- THE PROBLEM
Set the listing down again exactly, please, apart from its pictures.

········

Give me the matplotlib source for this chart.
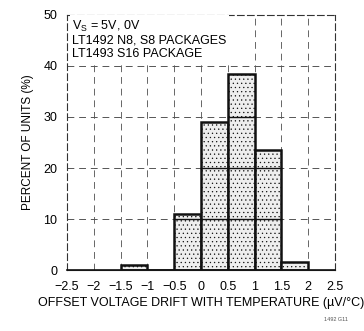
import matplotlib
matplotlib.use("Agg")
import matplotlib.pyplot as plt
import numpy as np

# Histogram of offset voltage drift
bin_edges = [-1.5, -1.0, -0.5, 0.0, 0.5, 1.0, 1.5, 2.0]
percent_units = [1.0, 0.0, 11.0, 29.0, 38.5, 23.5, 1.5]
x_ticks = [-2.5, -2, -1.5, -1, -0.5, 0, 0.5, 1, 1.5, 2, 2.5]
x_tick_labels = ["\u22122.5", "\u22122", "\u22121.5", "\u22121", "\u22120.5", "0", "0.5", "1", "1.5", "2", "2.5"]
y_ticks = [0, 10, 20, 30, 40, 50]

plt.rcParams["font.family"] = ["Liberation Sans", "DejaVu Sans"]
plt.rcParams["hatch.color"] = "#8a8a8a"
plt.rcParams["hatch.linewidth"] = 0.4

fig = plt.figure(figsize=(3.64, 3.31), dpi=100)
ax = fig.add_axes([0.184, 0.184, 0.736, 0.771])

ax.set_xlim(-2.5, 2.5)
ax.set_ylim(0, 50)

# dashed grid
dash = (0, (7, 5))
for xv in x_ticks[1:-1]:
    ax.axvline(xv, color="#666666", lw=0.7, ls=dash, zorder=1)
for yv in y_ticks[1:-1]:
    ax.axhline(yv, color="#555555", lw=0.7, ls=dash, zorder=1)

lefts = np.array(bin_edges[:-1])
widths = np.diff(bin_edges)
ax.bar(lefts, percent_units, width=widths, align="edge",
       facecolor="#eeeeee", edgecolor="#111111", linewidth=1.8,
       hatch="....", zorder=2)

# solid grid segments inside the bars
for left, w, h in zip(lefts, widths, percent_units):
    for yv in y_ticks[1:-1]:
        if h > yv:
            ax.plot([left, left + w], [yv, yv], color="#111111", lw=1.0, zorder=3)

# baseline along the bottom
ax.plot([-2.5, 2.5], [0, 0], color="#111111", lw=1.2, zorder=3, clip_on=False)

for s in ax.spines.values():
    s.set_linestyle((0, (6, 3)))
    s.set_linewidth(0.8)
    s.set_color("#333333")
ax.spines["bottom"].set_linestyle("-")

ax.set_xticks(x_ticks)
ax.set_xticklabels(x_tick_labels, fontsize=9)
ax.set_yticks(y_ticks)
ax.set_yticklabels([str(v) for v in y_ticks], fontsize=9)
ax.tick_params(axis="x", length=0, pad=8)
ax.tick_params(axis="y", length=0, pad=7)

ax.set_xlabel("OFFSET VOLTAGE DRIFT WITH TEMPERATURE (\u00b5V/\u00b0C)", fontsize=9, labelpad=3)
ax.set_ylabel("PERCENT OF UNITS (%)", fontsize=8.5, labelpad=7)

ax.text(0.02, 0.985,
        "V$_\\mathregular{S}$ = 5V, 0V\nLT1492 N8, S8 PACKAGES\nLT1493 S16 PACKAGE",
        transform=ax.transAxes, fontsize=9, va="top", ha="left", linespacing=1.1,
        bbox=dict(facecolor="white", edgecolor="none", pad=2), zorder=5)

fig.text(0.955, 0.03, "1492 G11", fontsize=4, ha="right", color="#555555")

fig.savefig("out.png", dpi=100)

········

- THE RESPONSE
Give me the matplotlib source for this chart.
import matplotlib
matplotlib.use("Agg")
import matplotlib.pyplot as plt
import numpy as np

# Histogram of offset voltage drift
bin_edges = [-1.5, -1.0, -0.5, 0.0, 0.5, 1.0, 1.5, 2.0]
percent_units = [1.0, 0.0, 11.0, 29.0, 38.5, 23.5, 1.5]
x_ticks = [-2.5, -2, -1.5, -1, -0.5, 0, 0.5, 1, 1.5, 2, 2.5]
x_tick_labels = ["\u22122.5", "\u22122", "\u22121.5", "\u22121", "\u22120.5", "0", "0.5", "1", "1.5", "2", "2.5"]
y_ticks = [0, 10, 20, 30, 40, 50]

plt.rcParams["font.family"] = ["Liberation Sans", "DejaVu Sans"]
plt.rcParams["hatch.color"] = "#8a8a8a"
plt.rcParams["hatch.linewidth"] = 0.4

fig = plt.figure(figsize=(3.64, 3.31), dpi=100)
ax = fig.add_axes([0.184, 0.184, 0.736, 0.771])

ax.set_xlim(-2.5, 2.5)
ax.set_ylim(0, 50)

# dashed grid
dash = (0, (7, 5))
for xv in x_ticks[1:-1]:
    ax.axvline(xv, color="#666666", lw=0.7, ls=dash, zorder=1)
for yv in y_ticks[1:-1]:
    ax.axhline(yv, color="#555555", lw=0.7, ls=dash, zorder=1)

lefts = np.array(bin_edges[:-1])
widths = np.diff(bin_edges)
ax.bar(lefts, percent_units, width=widths, align="edge",
       facecolor="#eeeeee", edgecolor="#111111", linewidth=1.8,
       hatch="....", zorder=2)

# solid grid segments inside the bars
for left, w, h in zip(lefts, widths, percent_units):
    for yv in y_ticks[1:-1]:
        if h > yv:
            ax.plot([left, left + w], [yv, yv], color="#111111", lw=1.0, zorder=3)

# baseline along the bottom
ax.plot([-2.5, 2.5], [0, 0], color="#111111", lw=1.2, zorder=3, clip_on=False)

for s in ax.spines.values():
    s.set_linestyle((0, (6, 3)))
    s.set_linewidth(0.8)
    s.set_color("#333333")
ax.spines["bottom"].set_linestyle("-")

ax.set_xticks(x_ticks)
ax.set_xticklabels(x_tick_labels, fontsize=9)
ax.set_yticks(y_ticks)
ax.set_yticklabels([str(v) for v in y_ticks], fontsize=9)
ax.tick_params(axis="x", length=0, pad=8)
ax.tick_params(axis="y", length=0, pad=7)

ax.set_xlabel("OFFSET VOLTAGE DRIFT WITH TEMPERATURE (\u00b5V/\u00b0C)", fontsize=9, labelpad=3)
ax.set_ylabel("PERCENT OF UNITS (%)", fontsize=8.5, labelpad=7)

ax.text(0.02, 0.985,
        "V$_\\mathregular{S}$ = 5V, 0V\nLT1492 N8, S8 PACKAGES\nLT1493 S16 PACKAGE",
        transform=ax.transAxes, fontsize=9, va="top", ha="left", linespacing=1.1,
        bbox=dict(facecolor="white", edgecolor="none", pad=2), zorder=5)

fig.text(0.955, 0.03, "1492 G11", fontsize=4, ha="right", color="#555555")

fig.savefig("out.png", dpi=100)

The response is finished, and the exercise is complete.